昨夏、高校野球新潟大会ベスト8の加茂暁星のエースで4番打者・竹林楓也(18=3年)が独立リーグ・四国アイランドリーグplusの徳島に入団する。17日に同校を退寮し、明日19日にチームに合流する。最速144キロの速球と長打力を武器に「二刀流」で注目されたが、徳島では投手に絞り今秋のドラフト指名を待つ。

思い出が詰まった寮に別れを告げる竹林に感傷に浸るそぶりはない。17日に福井の実家に戻ると身の回りの生活用品などを準備し、今日18日に徳島入り。19日の球団首脳陣との面談に臨み、20日からはさっそく合同自主トレが始まる。

「すぐに始まるので体は動かしていました」。昨年12月に特別合格選手として徳島入団が決まった後、トレーナーからメニューをもらい、筋トレなどをこなしてきた。昨夏県大会で引退後も、後輩とともに練習し、準備に抜かりはなかった。

徳島からは昨秋ドラフトで鎌田光津希投手がロッテに育成1位で指名されるなど育成を含め6年連続で指名選手を輩出する。竹林にはBCリーグ新潟など独立リーグ複数球団から接触があったが「投手を育てているイメージがある」と徳島の評価を喜んだ。

最速144キロの速球以外に184センチの体格を生かした長打も売りだ。昨夏の県大会3回戦・佐渡戦では2打席連続本塁打。徳島のスタッフから打者としても高評価も聞いたが「基本は投手。球速は150キロを出せるようになりたい」と目標を立てた。加茂暁星の飯田雅司監督(41)も「確かに打力はある。ただ、総合的に考えたら投手でいくべき」と投手専念を推す。

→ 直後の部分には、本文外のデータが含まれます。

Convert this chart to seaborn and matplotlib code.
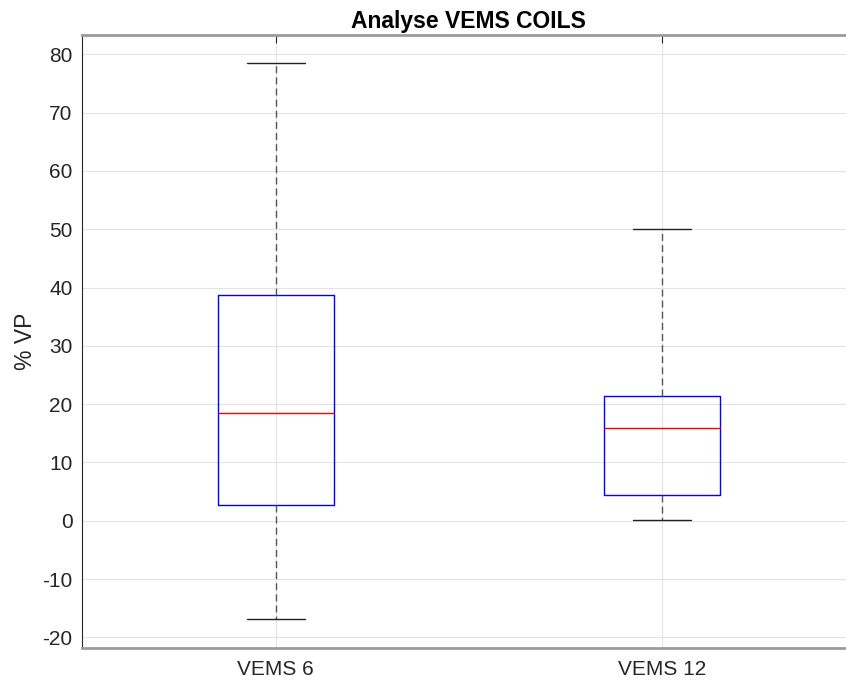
import pandas as pd
import seaborn as sns
import matplotlib
matplotlib.use("Agg")
import matplotlib.pyplot as plt

# box statistics: min, q1, median, q3, max
groups = ["VEMS 6", "VEMS 12"]
vems6 = [-16.9, 2.7, 18.5, 38.8, 78.5]
vems12 = [0.1, 4.35, 15.85, 21.4, 50.1]
yticks = list(range(-20, 81, 10))

df = pd.DataFrame({
    "group": [groups[0]] * len(vems6) + [groups[1]] * len(vems12),
    "value": vems6 + vems12,
})

sns.set_style("white")
plt.rcParams['font.family'] = ['Liberation Sans', 'DejaVu Sans']
plt.rcParams['text.color'] = '#262626'
plt.rcParams['axes.unicode_minus'] = False

fig = plt.figure(figsize=(8.46, 6.84), dpi=100)
ax = fig.add_axes([82.3 / 846, 36.3 / 684, 773.0 / 846, 612.4 / 684])

sns.boxplot(data=df, x="group", y="value", order=groups, whis=(0, 100),
            width=0.3, fill=False, showfliers=False, ax=ax,
            boxprops=dict(color="blue", linewidth=1.0),
            medianprops=dict(color="red", linewidth=1.0),
            whiskerprops=dict(color="#555555", linewidth=1.0, linestyle=(0, (5, 3))),
            capprops=dict(color="#222222", linewidth=1.0))

ax.set_xlim(-0.5, 1.5)
ax.set_ylim(-21.78, 83.26)
ax.set_yticks(yticks)
ax.grid(True, color="#e3e3e3", linewidth=0.8)
ax.set_axisbelow(True)

ax.tick_params(axis="both", direction="in", length=5.5, width=0.8,
               colors="#262626", labelsize=15)
ax.tick_params(axis="x", top=True, pad=9)
ax.tick_params(axis="y", right=True, pad=7)

ax.spines["left"].set_color("#262626")
ax.spines["left"].set_linewidth(0.8)
for s in ["top", "bottom"]:
    ax.spines[s].set_color("#9a9a9a")
    ax.spines[s].set_linewidth(2.0)
ax.spines["right"].set_color("#262626")

ax.set_xlabel("")
ax.set_ylabel("% VP", fontsize=16.5, color="#262626")
ax.yaxis.set_label_coords(-0.059, 0.5)
ax.set_title("Analyse VEMS COILS", fontsize=16.5, fontweight="bold", pad=5,
             color="black")

fig.savefig("out.png", dpi=100)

その上で飯田監督は「ドラフトにかかるために必要なのはメンタルの強さ。自分のことを第一に考えないと」とアドバイスした。飯田監督は元ロッテ内野手。身をもって知るプロの厳しさを直接伝えた。

竹林も自覚する。「これからは自分ではい上がっていく」。徳島の同期入団は19人で、うち投手は8人。「相手を蹴落としてでも、という部分が、まだ自分には欠けている」と言い、「秋にはドラフト指名を受けて、加茂暁星にあいさつに行きたい」。競争を勝ち抜く意思を言葉にした。【斎藤慎一郎】

◆竹林楓也(たけばやし・ふうや)2000年(平12)6月2日生まれ、福井県敦賀市出身。敦賀西小3年で敦賀西ドリームスで野球を始める。松陵中では敦賀ボーイズ、嶺南敦賀シニアに所属した。加茂暁星では1年春からベンチ入り。好きなプロ野球選手は日本ハム平沼翔太内野手。184センチ、85キロ。右投げ右打ち。